Film review: The Keeper

David Gritten / 27 February 2019

The extraordinary tale of the German PoW who rose to fame as a goal keeper in post-war Britain.



It’s astonishing that it’s taken this long for a film to be made about the remarkable life of German-born Bert Trautmann. A paratrooper for the Luftwaffe in World War II, he won an Iron Cross for bravery before being captured and sent to a POW camp in Lancashire, where he played football with fellow prisoners. His goalkeeping skills were obvious, and he signed for non-league St. Helens Town before hitting the big time post-war with Manchester City.

Being German, he initially received a hostile reception from many City fans, but his skill and modest demeanour won them round. Over 15 years, Bert played more than 500 games for City, helping them win the 1956 FA Cup, heroically playing the last quarter-hour despite a broken neck.

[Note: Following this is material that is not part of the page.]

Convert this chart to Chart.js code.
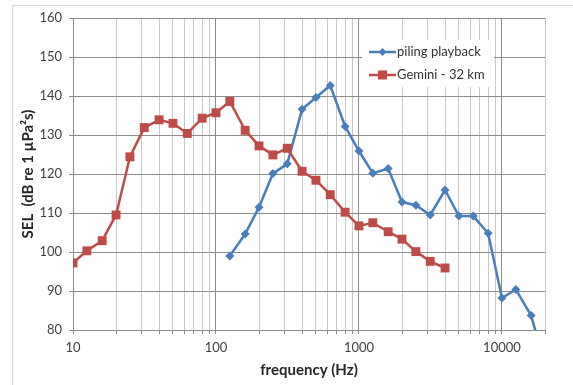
<!DOCTYPE html>
<html>
<head>
<meta charset="utf-8">
<script src="https://cdn.jsdelivr.net/npm/chart.js@4"></script>
<style>
  html, body { margin: 0; padding: 0; background: #fff; }
  #wrap { width: 573px; height: 385px; position: relative; }
</style>
</head>
<body>
<div id="wrap"><canvas id="selChart" width="573" height="385"></canvas></div>
<script>
// 1/3-octave band centre frequencies (Hz)
const pilingFreq = [125, 160, 200, 250, 315, 400, 500, 630, 800, 1000, 1250, 1600, 2000, 2500, 3150, 4000, 5000, 6300, 8000, 10000, 12500, 16000, 20000];
const pilingSel  = [99, 104.6, 111.5, 120.1, 122.6, 136.6, 139.6, 142.7, 132.2, 125.9, 120.2, 121.4, 112.8, 112, 109.5, 115.9, 109.2, 109.2, 104.8, 88.2, 90.4, 83.7, 71];

const geminiFreq = [10, 12.5, 16, 20, 25, 31.5, 40, 50, 63, 80, 100, 125, 160, 200, 250, 315, 400, 500, 630, 800, 1000, 1250, 1600, 2000, 2500, 3150, 4000];
const geminiSel  = [97.2, 100.3, 102.9, 109.5, 124.4, 131.9, 133.9, 133, 130.4, 134.3, 135.7, 138.6, 131.2, 127.2, 124.9, 126.6, 120.7, 118.4, 114.7, 110.2, 106.7, 107.5, 105.2, 103.3, 100.1, 97.6, 95.9];

const xLabels = [10, 100, 1000, 10000];
const seriesNames = ['piling playback', 'Gemini - 32 km'];

const BLUE = '#4a7ebb';
const RED = '#be4b48';
const FONT = 'Lato, "Open Sans", sans-serif';

const pairs = (xs, ys) => xs.map((x, i) => ({ x: x, y: ys[i] }));

// light frame round the whole chart
const framePlugin = {
  id: 'frame',
  beforeDraw(chart) {
    const c = chart.ctx;
    c.save();
    c.fillStyle = '#fff';
    c.fillRect(0, 0, chart.width, chart.height);
    c.strokeStyle = '#d9d9d9';
    c.lineWidth = 1;
    c.strokeRect(12.5, 5.5, chart.width, chart.height);
    c.restore();
  }
};

// legend box inside the plot, as in the original
const boxLegend = {
  id: 'boxLegend',
  afterDatasetsDraw(chart) {
    const c = chart.ctx;
    const x0 = 362, y0 = 40, w = 132, h = 47;
    c.save();
    c.fillStyle = '#fff';
    c.fillRect(x0, y0, w, h);
    chart.data.datasets.forEach((ds, i) => {
      const y = y0 + 12 + i * 23;
      c.strokeStyle = ds.borderColor;
      c.lineWidth = 2.5;
      c.beginPath();
      c.moveTo(x0 + 7, y);
      c.lineTo(x0 + 34, y);
      c.stroke();
      c.fillStyle = ds.backgroundColor;
      if (ds.pointStyle === 'rect') {
        c.fillRect(x0 + 20.5 - 4.5, y - 4.5, 9, 9);
      } else {
        c.beginPath();
        c.moveTo(x0 + 20.5, y - 4);
        c.lineTo(x0 + 24.5, y);
        c.lineTo(x0 + 20.5, y + 4);
        c.lineTo(x0 + 16.5, y);
        c.closePath();
        c.fill();
      }
      c.fillStyle = '#333';
      c.font = '13px ' + FONT;
      c.textBaseline = 'middle';
      c.textAlign = 'left';
      c.fillText(ds.label, x0 + 35, y);
    });
    c.restore();
  }
};

new Chart(document.getElementById('selChart'), {
  type: 'line',
  data: {
    datasets: [
      {
        label: seriesNames[0],
        data: pairs(pilingFreq, pilingSel),
        borderColor: BLUE,
        backgroundColor: BLUE,
        borderWidth: 2.5,
        pointStyle: 'rectRot',
        pointRadius: 4.5,
        pointBorderWidth: 0,
        tension: 0,
        order: 2
      },
      {
        label: seriesNames[1],
        data: pairs(geminiFreq, geminiSel),
        borderColor: RED,
        backgroundColor: RED,
        borderWidth: 2.5,
        pointStyle: 'rect',
        pointRadius: 6.3,
        pointBorderWidth: 0,
        tension: 0,
        order: 1
      }
    ]
  },
  options: {
    responsive: false,
    animation: false,
    layout: { padding: { left: 0, top: 18, right: 28, bottom: 0 } },
    plugins: {
      legend: { display: false },
      tooltip: { enabled: false }
    },
    scales: {
      x: {
        type: 'logarithmic',
        min: 10,
        max: 20000,
        afterBuildTicks(scale) {
          const ticks = [];
          xLabels.forEach(d => {
            for (let m = 1; m <= 9; m++) {
              if (d * m <= 20000) ticks.push({ value: d * m });
            }
          });
          scale.ticks = ticks;
        },
        afterFit(scale) { scale.height = 55; },
        grid: {
          color: ctx => {
            const v = ctx.tick && ctx.tick.value;
            return xLabels.includes(v) ? '#8c8c8c' : '#c8c8c8';
          },
          lineWidth: 1,
          tickLength: 4,
          tickColor: '#8c8c8c'
        },
        border: { color: '#8c8c8c' },
        ticks: {
          autoSkip: false,
          maxRotation: 0,
          padding: 6,
          color: '#404040',
          font: { family: FONT, size: 13 },
          callback: v => (xLabels.includes(v) ? String(v) : '')
        },
        title: {
          display: true,
          text: 'frequency (Hz)',
          color: '#262626',
          font: { family: FONT, size: 15, weight: 'bold' },
          padding: { top: 0, bottom: 6 }
        }
      },
      y: {
        min: 80,
        max: 160,
        afterFit(scale) { scale.width = 73; },
        grid: {
          color: '#8c8c8c',
          lineWidth: 1,
          tickLength: 4,
          tickColor: '#8c8c8c'
        },
        border: { color: '#8c8c8c' },
        ticks: {
          stepSize: 10,
          padding: 7,
          color: '#404040',
          font: { family: FONT, size: 13 }
        },
        title: {
          display: true,
          text: 'SEL  (dB re 1 µPa²s)',
          color: '#262626',
          font: { family: FONT, size: 15, weight: 'bold' },
          padding: { top: 19, bottom: 0 }
        }
      }
    }
  },
  plugins: [framePlugin, boxLegend]
});
</script>
</body>
</html>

Read our archive interview with Bert Trautmann

The Keeper gives a decent account of his remarkable story, charting his rise in the football world but also tracking his personal development as a husband and father. Bert’s football triumphs contrasted sharply with a private life marked by tragedy.

German actor David Kross, superb as the heroic, brilliantly gifted Trautmann, is supported by a strong, experienced British cast. You don’t need to be a football fan to find this film engrossing.